Музыка грязи | страница 99



* * *

Веселенькая машинка оставалась в гараже волновавшей глаз деталью. Она стояла возле груды картонных коробок, в которых содержалась жизнь, которую она так и не распаковала здесь, – всякая дрянь, что она приволокла из города. Каждый раз, когда она ездила в Перт купить продуктов или рождественских подарков, Джим и мальчики, казалось, слегка удивлялись ее возвращению. Но она возвращалась. Проезжая мимо фруктового киоска на шоссе, она испытывала неприятное чувство, но Джорджи удалось загнать Лютера Фокса в тусклый уголок, где ему и следовало находиться. Это был еще один симптом ее странной привязанности к страданию. Он оказал ей услугу. Она решила, что она просто такая – беззащитная перед сексуальным влечением из жалости. Детские горькие слезы у тебя на груди, восхитительный падающий вес отчаявшегося человека – они давали тебе могущество, которому нельзя было сопротивляться и в котором трудно было себе отказать. И вот она ты, продираешься через облачную завесу, горячую, как само солнце, решив, что ты и есть лучшее лекарство. В Уайт-Пойнте считалось, что Фокса больше нет. Официально он уже был признан несуществующим – сведений о нем не содержалось ни в одной базе данных, у него не было налогового номера. Ну и пусть будет призраком своих амбиций. Может оставаться несуществующим. Она с этим справилась.

В Сочельник Джим пришел с невероятным уловом, но казался до странности подавленным. Большая акула следовала за катером весь день, и ее морда высовывалась на поверхность каждый раз, когда они вытягивали или забрасывали снасти. Джим сказал своим палубным, что это не может быть одно и то же животное, потому что они проходили огромные расстояния на приличной скорости. Но Борис настаивал на том, что это одна и та же акула, и к полудню Джиму пришлось признать, что, скорее всего, тот прав. Это была тигровая акула добрых двенадцати футов в длину и уродливая, как теща. Ближе к вечеру Борис горячо настаивал на том, чтобы убить ее, и Джим признался, что, если бы на борту было оружие, он бы согласился. Она наводила на него ужас. Борис сказал, что это дурное предзнаменование. Но Джим не знал, что и думать. Верит ли Джорджи в предзнаменования?

– Ну не в Сочельник же, – сказала она ему, подавая пиво.

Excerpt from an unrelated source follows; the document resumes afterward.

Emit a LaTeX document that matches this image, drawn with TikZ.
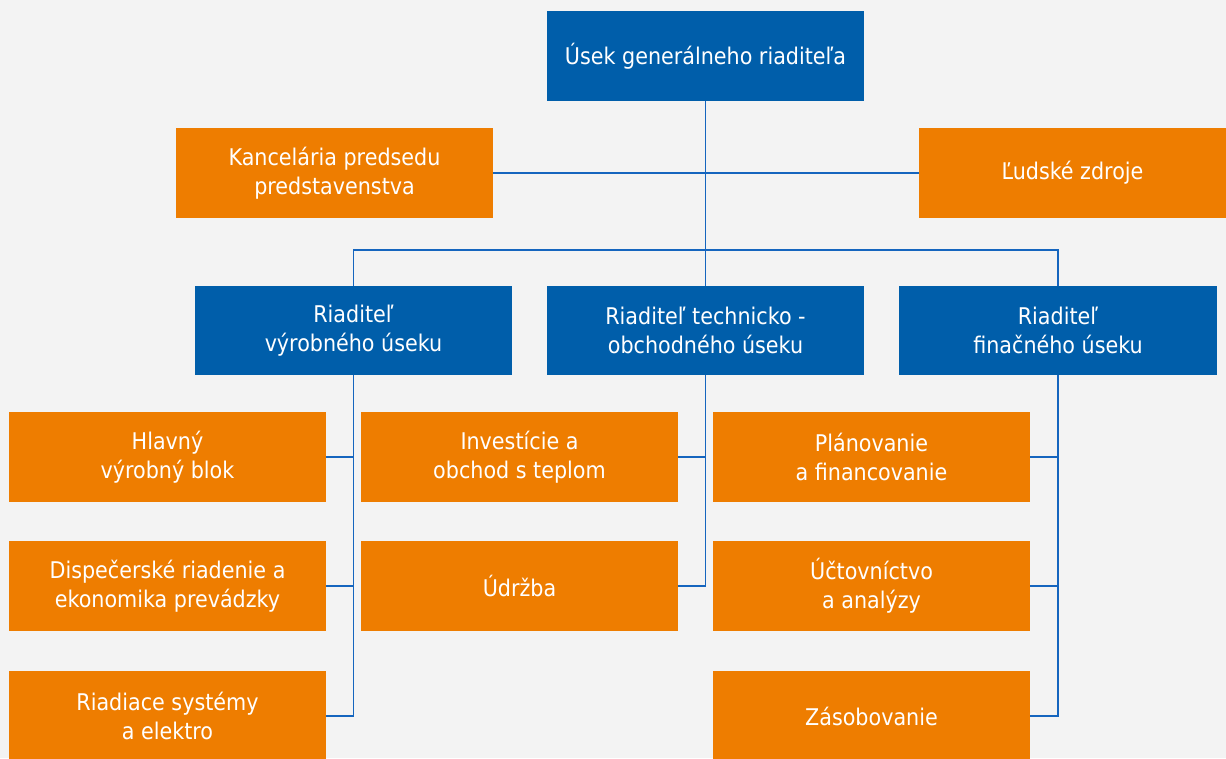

В тот вечер, перед тем как разложить подарки под пластиковой елкой, они несколько раз выпили за «Налетчика» и его удачу. Воздух был мягок, и с пляжа доносился смех. Завтра никто не будет рыбачить, никому не придется вставать затемно, чтобы загружать наживку в корзины, или отрывать головы кальмарам, или катить по танцующей палубе тяжелые снасти, и в воздухе ощутимо чувствовалось освобождение, атмосфера столь заразительная, что Джорджи с Джимом засиделись допоздна, чтобы распить на двоих бутылочку искристого бургундского. Поднялся горячий пустынный ветер, они расслабленно припозднились, слушали музыку и даже немножко шутили. В ту ночь свободная комната пустовала. Они занимались любовью нежно, почти осмотрительно.